Tips for Maintaining Accurate Records
Alright, let's wrap up with some actionable tips to ensure your business record keeping stays accurate and effective. First off, be consistent. Whatever system you choose, stick to it. Log transactions daily or weekly – don't let them pile up. Consistency is king! Secondly, keep everything organized. Digitize receipts where possible (many apps allow you to snap a photo and categorize). Use folders (physical or digital) to keep supporting documents for every transaction. A messy filing system means messy records. Thirdly, separate business and personal finances. Get a dedicated business bank account and credit card. Mixing them is a recipe for disaster, making reconciliation a nightmare and potentially causing tax issues. Seriously, do this! Fourth, categorize accurately. As we discussed, proper expense and income categorization is crucial for reporting and analysis. Take the time to assign each transaction to the correct category. Fifth, reconcile regularly.
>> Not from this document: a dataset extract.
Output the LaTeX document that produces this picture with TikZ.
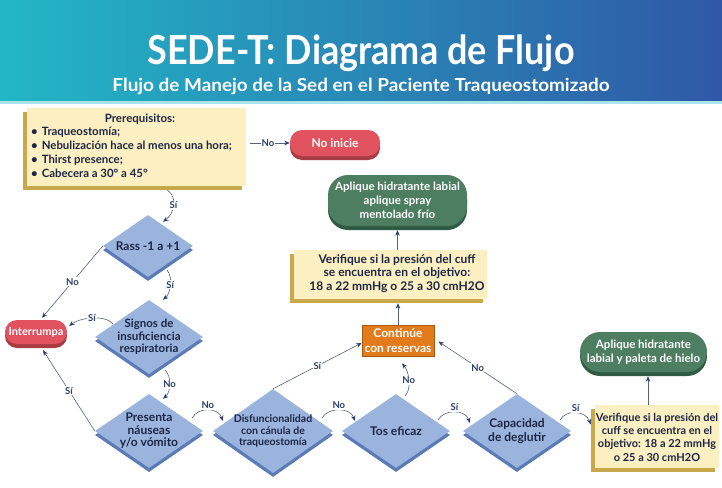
\documentclass[tikz,border=0pt]{standalone}
\usepackage{fontspec}
\setmainfont{Lato}
\usepackage{graphicx}
\usetikzlibrary{shapes.geometric,shadows,arrows.meta,calc}
\definecolor{hl}{HTML}{22B7C6}
\definecolor{hm}{HTML}{2690D0}
\definecolor{hr}{HTML}{2F58A6}
\definecolor{stripc}{HTML}{A9E3EC}
\definecolor{yel}{HTML}{FCF0C2}
\definecolor{gold}{HTML}{C8A84B}
\definecolor{redA}{HTML}{E1525F}
\definecolor{redB}{HTML}{A93B45}
\definecolor{grnA}{HTML}{4D7E62}
\definecolor{grnB}{HTML}{2F5A43}
\definecolor{dblue}{HTML}{9AB4DE}
\definecolor{dshad}{HTML}{5B7BB6}
\definecolor{orgA}{HTML}{E37B1C}
\definecolor{orgB}{HTML}{A8590F}
\definecolor{navy}{HTML}{2B3F6E}
\definecolor{linec}{HTML}{56607A}
\definecolor{txt}{HTML}{1C2645}
\begin{document}
\begin{tikzpicture}[x=1pt,y=-1pt,
  ybox/.style={rectangle, fill=yel, inner sep=0pt, general shadow={fill=gold, shadow xshift=-4pt, shadow yshift=-4pt}},
  pill/.style={rectangle, rounded corners=#1, inner sep=0pt, text=white, align=center, font=\fontsize{11.5}{14}\selectfont\bfseries},
  redpill/.style={pill=12pt, fill=redA, general shadow={fill=redB, shadow yshift=-4pt}},
  grnpill/.style={pill=20pt, fill=grnA, general shadow={fill=grnB, shadow yshift=-4pt}},
  dia/.style={diamond, fill=dblue, inner sep=0pt, general shadow={fill=dshad, shadow yshift=-4pt}},
  dtext/.style={text=txt, align=center, inner sep=0pt, font=\fontsize{11.5}{12.5}\selectfont\bfseries},
  btext/.style={text=txt, align=center, inner sep=0pt, font=\fontsize{12}{13.6}\selectfont\bfseries},
  conn/.style={draw=linec, line width=0.6pt, -{Stealth[length=5.5pt,width=4.5pt,color=navy]}},
  lbl/.style={text=navy, fill=white, inner sep=1pt, font=\fontsize{9.5}{11}\selectfont\bfseries}
]
\useasboundingbox (0,0) rectangle (722,487);
% header
\fill[left color=hl, middle color=hm, right color=hr] (0,0) rectangle (722,101);
\fill[stripc] (0,101) rectangle (722,104);
\node[text=white, anchor=base, inner sep=0pt, font=\fontsize{40}{44}\selectfont\bfseries] (title) at (361,64) {\resizebox{427pt}{\height}{SEDE-T: Diagrama de Flujo}};
\node[text=white, anchor=base, inner sep=0pt, font=\fontsize{18}{20}\selectfont\bfseries] (subtitle) at (361,91.5) {\resizebox{497pt}{\height}{Flujo de Manejo de la Sed en el Paciente Traqueostomizado}};

% prerequisites
\node[ybox, minimum width=219pt, minimum height=78pt] (prereq) at (136.5,147) {};
\node[text=txt, anchor=base, inner sep=0pt, font=\fontsize{11.5}{12}\selectfont\bfseries] (preqt) at (140,122.5) {Prerequisitos:};
\node[text=txt, anchor=north west, align=left, inner sep=0pt, font=\fontsize{11.4}{14.3}\selectfont\bfseries] (preql) at (31,126.5)
 {\textbullet\hspace{4pt}Traqueostomía;\\ \textbullet\hspace{4pt}Nebulización hace al menos una hora;\\ \textbullet\hspace{4pt}Thirst presence;\\ \textbullet\hspace{4pt}Cabecera a 30° a 45°};

\node[redpill, minimum width=90pt, minimum height=26pt, font=\fontsize{12}{14}\selectfont\bfseries] (noinicie) at (335,143) {No inicie};
\node[grnpill, minimum width=139pt, minimum height=51pt] (green1) at (397.5,200.5) {Aplique hidratante labial\\aplique spray\\mentolado frío};
\node[ybox, minimum width=193pt, minimum height=49pt] (yellow2) at (390.5,274.5) {};
\node[btext] (yellow2t) at (397,273.5) {Verifique si la presión del cuff\\se encuentra en el objetivo:\\18 a 22 mmHg o 25 a 30 cmH2O};
\node[rectangle, fill=orgA, draw=orgB, line width=0.8pt, inner sep=0pt, text=white, align=center, font=\fontsize{12}{15}\selectfont\bfseries, minimum width=72pt, minimum height=31pt] (cont) at (398,340.5) {Continúe\\con reservas};
\node[redpill, minimum width=62pt, minimum height=24pt, font=\fontsize{11}{13}\selectfont\bfseries] (interrumpa) at (36,332) {Interrumpa};
\node[grnpill, minimum width=127pt, minimum height=40pt] (green2) at (643.5,352) {Aplique hidratante\\labial y paleta de hielo};
\node[ybox, minimum width=124pt, minimum height=63pt] (yellow3) at (657,436.5) {};
\node[btext, font=\fontsize{11}{13.3}\selectfont\bfseries] (yellow3t) at (657,437) {Verifique si la presión del\\cuff se encuentra en el\\objetivo: 18 a 22 mmHg\\o 25 a 30 cmH2O};

% diamonds
\node[dia, minimum width=90pt, minimum height=62pt] (rass) at (148,246) {};
\node[dtext, font=\fontsize{12}{13}\selectfont\bfseries] (rasst) at (rass) {Rass -1 a +1};
\node[dia, minimum width=108pt, minimum height=74pt] (signos) at (149,337) {};
\node[dtext] (signost) at (signos) {Signos de\\insuficiencia\\respiratoria};
\node[dia, minimum width=108pt, minimum height=74pt] (presenta) at (149,431) {};
\node[dtext, font=\fontsize{12}{12.5}\selectfont\bfseries] (presentat) at (presenta) {Presenta\\náuseas\\y/o vómito};
\node[dia, minimum width=120pt, minimum height=84pt] (disf) at (273,431) {};
\node[dtext, font=\fontsize{10.5}{11.7}\selectfont\bfseries] (disft) at (disf) {Disfuncionalidad\\con cánula de\\traqueostomía};
\node[dia, minimum width=108pt, minimum height=74pt] (tos) at (396,431) {};
\node[dtext, font=\fontsize{12}{12.5}\selectfont\bfseries] (tost) at (tos) {Tos eficaz};
\node[dia, minimum width=108pt, minimum height=74pt] (cap) at (517,431) {};
\node[dtext, font=\fontsize{12}{13.5}\selectfont\bfseries] (capt) at (cap) {Capacidad\\de deglutir};

% connectors
\draw[conn] ($(prereq.east |- noinicie.west)+(4,0)$) -- (noinicie.west) node[lbl,pos=.45]{No};
\draw[conn] ([xshift=31pt,yshift=-4pt]prereq.south) .. controls +(10,7) and +(12,-9) .. ([xshift=15pt,yshift=-7pt]rass.north) node[lbl,pos=.5]{Sí};
\draw[conn] ([xshift=19pt,yshift=-24pt]rass.center) .. controls +(6,7) and +(8,-7) .. ([xshift=14pt]signos.north) node[lbl,pos=.5]{Sí};
\draw[conn] ([xshift=16pt,yshift=-33pt]signos.center) .. controls +(7,7) and +(8,-7) .. ([xshift=14pt,yshift=-5pt]presenta.north) node[lbl,pos=.5]{No};
\draw[conn] (rass.west) -- ([xshift=6pt,yshift=2pt]interrumpa.north) node[lbl,pos=.5]{No};
\draw[conn] ([xshift=-36pt,yshift=13pt]signos.center) .. controls +(-8,-10) and +(10,-8) .. ([xshift=2pt,yshift=6pt]interrumpa.east) node[lbl,pos=.5]{Sí};
\draw[conn] (presenta.west) -- ([xshift=7pt,yshift=-6pt]interrumpa.south) node[lbl,pos=.5]{Sí};
\draw[conn] ([xshift=43pt,yshift=13pt]presenta.center) .. controls +(6,-11) and +(-5,-14) .. ([xshift=-50pt,yshift=10pt]disf.center) node[lbl,above=0pt,pos=.5]{No};
\draw[conn] ([xshift=49pt,yshift=13pt]disf.center) .. controls +(6,-11) and +(-5,-14) .. ([xshift=-41pt,yshift=10pt]tos.center) node[lbl,above=0pt,pos=.5]{No};
\draw[conn] ([xshift=42pt,yshift=11pt]tos.center) .. controls +(6,-11) and +(-5,-14) .. ([xshift=-47pt,yshift=8pt]cap.center) node[lbl,above=0pt,pos=.5]{Sí};
\draw[conn] ([xshift=43pt,yshift=11pt]cap.center) .. controls +(6,-11) and +(-5,-14) .. ([xshift=-4pt,yshift=12pt]yellow3.west) node[lbl,above=0pt,pos=.5]{Sí};
\draw[conn] (disf.north) -- ([yshift=-2.5pt]cont.west) node[lbl,pos=.5]{Sí};
\draw[conn] ([xshift=9pt,yshift=35pt]tos.center) .. controls +(7,-7) and +(7,8) .. ([xshift=4pt,yshift=-7pt]cont.south) node[lbl,pos=.5]{No};
\draw[conn] (cap.north) -- ([xshift=4pt,yshift=-1pt]cont.east) node[lbl,pos=.5]{No};
\draw[conn] (cont.north) -- ($(cont.north |- yellow2.south)+(0,4)$);
\draw[conn] (green1.south |- yellow2.north) -- ([yshift=-4pt]green1.south);
\draw[conn] ($(green2.south |- yellow3.north)+(4.5,0)$) -- ([xshift=4.5pt,yshift=-4pt]green2.south);
\end{tikzpicture}
\end{document}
We can't stress this enough – reconcile your bank accounts at least monthly. This catches errors before they become big problems. Sixth, back up your data. If you're using digital tools, ensure you have a reliable backup system in place (cloud storage often handles this automatically, but double-check). Losing your records is catastrophic. Seventh, seek professional help if needed. If accounting isn't your strong suit, consider hiring a bookkeeper or accountant, even just for a few hours a month. Their expertise can save you time, money, and stress in the long run. Investing in good record-keeping practices isn't just a chore; it's an investment in the health, stability, and future success of your business. Get it right, guys!